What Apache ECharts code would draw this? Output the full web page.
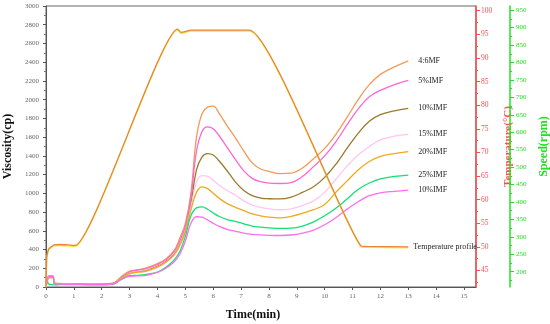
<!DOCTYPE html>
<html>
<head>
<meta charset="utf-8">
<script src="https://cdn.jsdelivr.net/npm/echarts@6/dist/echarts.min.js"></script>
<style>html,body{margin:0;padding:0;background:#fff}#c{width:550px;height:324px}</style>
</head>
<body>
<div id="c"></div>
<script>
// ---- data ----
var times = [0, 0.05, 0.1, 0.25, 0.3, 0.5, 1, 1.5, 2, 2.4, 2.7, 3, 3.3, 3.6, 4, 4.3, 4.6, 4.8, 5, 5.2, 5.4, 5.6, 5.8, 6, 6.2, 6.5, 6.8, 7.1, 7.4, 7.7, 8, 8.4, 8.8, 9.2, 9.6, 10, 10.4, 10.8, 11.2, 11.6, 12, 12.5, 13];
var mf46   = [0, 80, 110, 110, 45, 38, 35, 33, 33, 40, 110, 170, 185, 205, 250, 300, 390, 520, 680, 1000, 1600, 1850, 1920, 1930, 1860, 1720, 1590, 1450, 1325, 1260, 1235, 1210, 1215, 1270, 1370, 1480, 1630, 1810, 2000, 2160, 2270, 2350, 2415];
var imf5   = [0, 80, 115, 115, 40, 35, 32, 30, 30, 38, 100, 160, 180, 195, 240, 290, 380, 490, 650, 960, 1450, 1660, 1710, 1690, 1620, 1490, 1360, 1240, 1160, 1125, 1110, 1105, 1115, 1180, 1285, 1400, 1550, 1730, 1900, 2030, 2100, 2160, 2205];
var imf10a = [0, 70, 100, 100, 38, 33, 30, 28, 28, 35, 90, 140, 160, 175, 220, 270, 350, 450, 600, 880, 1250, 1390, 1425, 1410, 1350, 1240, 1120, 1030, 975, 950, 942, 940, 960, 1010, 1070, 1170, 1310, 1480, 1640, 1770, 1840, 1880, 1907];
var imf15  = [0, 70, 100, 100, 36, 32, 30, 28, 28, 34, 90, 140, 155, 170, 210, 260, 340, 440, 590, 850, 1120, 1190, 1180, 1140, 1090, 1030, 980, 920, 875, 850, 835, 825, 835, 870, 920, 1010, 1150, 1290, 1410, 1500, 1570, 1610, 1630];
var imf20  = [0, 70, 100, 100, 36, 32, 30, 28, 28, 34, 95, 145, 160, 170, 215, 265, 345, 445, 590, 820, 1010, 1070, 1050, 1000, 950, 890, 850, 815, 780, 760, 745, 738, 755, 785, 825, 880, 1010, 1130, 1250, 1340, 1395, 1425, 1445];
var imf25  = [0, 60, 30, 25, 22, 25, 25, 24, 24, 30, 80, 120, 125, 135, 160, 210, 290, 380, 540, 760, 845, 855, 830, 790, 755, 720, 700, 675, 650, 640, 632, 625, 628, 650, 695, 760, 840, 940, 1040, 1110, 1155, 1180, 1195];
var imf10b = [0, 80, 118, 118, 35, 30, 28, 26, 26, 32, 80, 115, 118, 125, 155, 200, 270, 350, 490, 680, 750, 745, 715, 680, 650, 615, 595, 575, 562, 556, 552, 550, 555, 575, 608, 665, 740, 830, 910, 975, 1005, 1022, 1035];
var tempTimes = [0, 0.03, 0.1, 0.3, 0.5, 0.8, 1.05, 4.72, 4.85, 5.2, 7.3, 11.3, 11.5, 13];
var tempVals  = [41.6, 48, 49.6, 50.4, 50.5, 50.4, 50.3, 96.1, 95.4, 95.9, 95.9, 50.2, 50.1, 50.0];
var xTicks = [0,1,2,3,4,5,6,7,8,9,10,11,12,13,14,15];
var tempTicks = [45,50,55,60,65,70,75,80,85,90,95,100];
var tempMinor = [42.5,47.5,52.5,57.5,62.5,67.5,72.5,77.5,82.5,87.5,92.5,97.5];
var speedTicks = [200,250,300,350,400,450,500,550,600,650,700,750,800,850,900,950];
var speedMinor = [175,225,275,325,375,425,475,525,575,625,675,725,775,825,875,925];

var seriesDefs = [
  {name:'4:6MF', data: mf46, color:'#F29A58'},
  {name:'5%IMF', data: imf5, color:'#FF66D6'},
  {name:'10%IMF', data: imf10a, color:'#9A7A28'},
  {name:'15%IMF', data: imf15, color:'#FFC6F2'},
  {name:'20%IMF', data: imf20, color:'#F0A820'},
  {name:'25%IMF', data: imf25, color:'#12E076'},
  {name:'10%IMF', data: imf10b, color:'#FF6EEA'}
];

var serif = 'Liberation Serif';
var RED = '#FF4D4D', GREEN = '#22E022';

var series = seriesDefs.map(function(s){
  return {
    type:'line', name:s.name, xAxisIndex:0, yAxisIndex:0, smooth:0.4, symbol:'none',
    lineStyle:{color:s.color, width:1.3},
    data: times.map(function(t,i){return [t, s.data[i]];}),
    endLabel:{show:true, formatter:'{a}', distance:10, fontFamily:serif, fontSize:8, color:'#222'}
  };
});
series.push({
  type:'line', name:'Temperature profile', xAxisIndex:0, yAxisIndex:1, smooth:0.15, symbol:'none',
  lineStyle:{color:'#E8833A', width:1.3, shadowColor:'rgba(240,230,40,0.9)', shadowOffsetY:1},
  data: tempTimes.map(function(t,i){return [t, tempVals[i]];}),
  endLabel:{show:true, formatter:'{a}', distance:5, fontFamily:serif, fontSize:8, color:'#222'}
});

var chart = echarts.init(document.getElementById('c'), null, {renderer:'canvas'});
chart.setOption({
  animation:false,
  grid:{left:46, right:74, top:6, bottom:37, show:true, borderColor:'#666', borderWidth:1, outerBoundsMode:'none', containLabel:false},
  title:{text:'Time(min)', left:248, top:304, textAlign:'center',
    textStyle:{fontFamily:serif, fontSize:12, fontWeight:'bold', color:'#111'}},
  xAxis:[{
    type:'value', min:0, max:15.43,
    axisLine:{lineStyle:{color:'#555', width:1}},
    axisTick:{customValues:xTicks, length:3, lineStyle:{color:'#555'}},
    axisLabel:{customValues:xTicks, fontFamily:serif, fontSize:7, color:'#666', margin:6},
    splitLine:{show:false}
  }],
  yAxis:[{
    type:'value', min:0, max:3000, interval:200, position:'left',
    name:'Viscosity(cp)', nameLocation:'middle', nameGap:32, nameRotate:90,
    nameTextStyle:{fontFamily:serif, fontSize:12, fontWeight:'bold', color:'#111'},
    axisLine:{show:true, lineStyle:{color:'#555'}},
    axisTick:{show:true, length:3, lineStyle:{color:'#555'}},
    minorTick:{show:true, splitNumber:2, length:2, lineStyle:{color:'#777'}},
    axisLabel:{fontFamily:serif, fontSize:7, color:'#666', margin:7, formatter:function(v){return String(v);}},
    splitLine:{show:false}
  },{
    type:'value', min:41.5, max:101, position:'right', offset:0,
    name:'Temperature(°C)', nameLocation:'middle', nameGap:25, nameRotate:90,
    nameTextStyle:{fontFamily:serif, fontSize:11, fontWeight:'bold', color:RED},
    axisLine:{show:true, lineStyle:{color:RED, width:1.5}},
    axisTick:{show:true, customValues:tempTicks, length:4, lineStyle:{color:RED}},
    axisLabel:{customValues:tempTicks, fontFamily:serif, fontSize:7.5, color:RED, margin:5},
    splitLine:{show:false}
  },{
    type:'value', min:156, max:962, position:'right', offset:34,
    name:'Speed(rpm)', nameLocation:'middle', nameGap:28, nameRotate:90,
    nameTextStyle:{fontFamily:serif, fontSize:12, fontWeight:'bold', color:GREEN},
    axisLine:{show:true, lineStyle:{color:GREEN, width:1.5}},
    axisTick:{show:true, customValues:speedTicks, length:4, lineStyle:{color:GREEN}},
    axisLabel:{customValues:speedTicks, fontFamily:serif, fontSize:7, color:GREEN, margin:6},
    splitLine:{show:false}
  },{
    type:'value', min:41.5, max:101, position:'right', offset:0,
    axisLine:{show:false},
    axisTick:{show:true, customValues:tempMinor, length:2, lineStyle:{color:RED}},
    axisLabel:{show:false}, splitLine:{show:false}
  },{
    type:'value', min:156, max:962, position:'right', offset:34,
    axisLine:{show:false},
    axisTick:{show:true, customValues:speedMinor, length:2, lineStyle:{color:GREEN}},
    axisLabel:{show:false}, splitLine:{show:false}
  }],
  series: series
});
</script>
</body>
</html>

* * * *

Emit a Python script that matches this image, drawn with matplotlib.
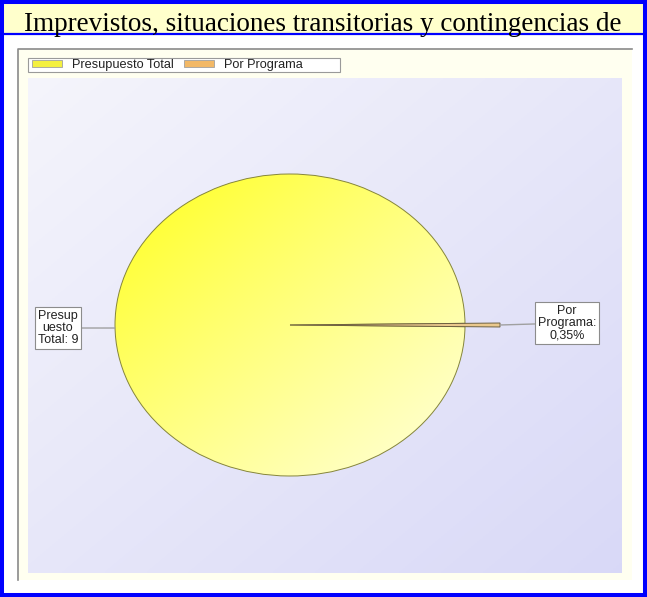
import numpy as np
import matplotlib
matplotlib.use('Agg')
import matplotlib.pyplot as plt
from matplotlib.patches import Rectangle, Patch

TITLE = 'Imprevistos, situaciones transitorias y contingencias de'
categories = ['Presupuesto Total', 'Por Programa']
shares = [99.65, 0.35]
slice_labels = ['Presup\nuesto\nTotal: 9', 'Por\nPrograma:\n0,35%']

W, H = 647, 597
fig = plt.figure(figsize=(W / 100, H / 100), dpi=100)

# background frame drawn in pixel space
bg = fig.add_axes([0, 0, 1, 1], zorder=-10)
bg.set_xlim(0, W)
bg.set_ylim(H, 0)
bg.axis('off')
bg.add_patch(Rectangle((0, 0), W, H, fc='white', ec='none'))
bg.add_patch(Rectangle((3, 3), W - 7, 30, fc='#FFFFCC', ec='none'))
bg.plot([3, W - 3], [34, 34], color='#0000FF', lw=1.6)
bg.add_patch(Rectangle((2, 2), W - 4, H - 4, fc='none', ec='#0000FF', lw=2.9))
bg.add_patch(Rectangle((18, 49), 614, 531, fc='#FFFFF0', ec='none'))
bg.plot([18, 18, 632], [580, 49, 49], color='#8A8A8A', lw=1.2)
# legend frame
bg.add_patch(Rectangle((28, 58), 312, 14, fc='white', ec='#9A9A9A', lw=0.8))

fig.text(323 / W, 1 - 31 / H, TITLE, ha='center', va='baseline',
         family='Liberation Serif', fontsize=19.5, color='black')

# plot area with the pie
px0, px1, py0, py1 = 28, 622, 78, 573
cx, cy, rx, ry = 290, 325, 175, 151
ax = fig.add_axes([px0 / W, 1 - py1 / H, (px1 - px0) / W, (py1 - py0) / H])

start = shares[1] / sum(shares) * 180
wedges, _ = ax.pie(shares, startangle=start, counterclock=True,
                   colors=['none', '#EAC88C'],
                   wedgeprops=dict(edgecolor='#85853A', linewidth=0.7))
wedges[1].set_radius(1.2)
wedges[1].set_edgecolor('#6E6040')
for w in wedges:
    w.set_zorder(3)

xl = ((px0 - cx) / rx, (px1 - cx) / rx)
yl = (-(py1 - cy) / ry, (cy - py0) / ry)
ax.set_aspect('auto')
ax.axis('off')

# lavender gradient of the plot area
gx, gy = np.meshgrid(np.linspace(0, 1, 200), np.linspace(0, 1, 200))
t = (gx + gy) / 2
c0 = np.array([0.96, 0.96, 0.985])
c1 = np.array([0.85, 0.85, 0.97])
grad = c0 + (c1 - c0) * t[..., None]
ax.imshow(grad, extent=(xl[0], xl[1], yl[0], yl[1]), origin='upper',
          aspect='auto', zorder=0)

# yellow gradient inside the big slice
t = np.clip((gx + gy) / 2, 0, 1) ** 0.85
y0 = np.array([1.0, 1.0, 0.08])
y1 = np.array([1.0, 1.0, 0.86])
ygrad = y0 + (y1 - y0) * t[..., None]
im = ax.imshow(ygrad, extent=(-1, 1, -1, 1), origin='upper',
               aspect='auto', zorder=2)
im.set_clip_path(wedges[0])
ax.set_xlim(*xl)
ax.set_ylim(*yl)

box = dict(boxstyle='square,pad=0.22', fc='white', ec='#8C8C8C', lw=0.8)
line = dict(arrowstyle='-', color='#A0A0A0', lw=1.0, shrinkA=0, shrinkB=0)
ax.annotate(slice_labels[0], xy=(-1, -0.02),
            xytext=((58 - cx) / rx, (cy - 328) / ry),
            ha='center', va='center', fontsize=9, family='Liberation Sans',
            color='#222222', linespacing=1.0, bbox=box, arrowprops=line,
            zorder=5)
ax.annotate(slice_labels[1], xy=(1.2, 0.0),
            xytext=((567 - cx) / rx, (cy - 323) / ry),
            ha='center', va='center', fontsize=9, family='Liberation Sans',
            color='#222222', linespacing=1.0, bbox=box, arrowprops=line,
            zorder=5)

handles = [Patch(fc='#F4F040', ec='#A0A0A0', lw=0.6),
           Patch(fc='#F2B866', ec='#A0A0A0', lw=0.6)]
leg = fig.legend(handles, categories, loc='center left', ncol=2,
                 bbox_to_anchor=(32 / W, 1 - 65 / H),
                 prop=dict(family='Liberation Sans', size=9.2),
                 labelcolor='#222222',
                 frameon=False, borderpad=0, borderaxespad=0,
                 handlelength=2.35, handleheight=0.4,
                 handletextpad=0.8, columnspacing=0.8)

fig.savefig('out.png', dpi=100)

* * * *

◆ Set task
Find every line that has "with" in it, then return those lines.

◆ Answer to this exercise
Emit a Python script that matches this image, drawn with matplotlib.
# plot area with the pie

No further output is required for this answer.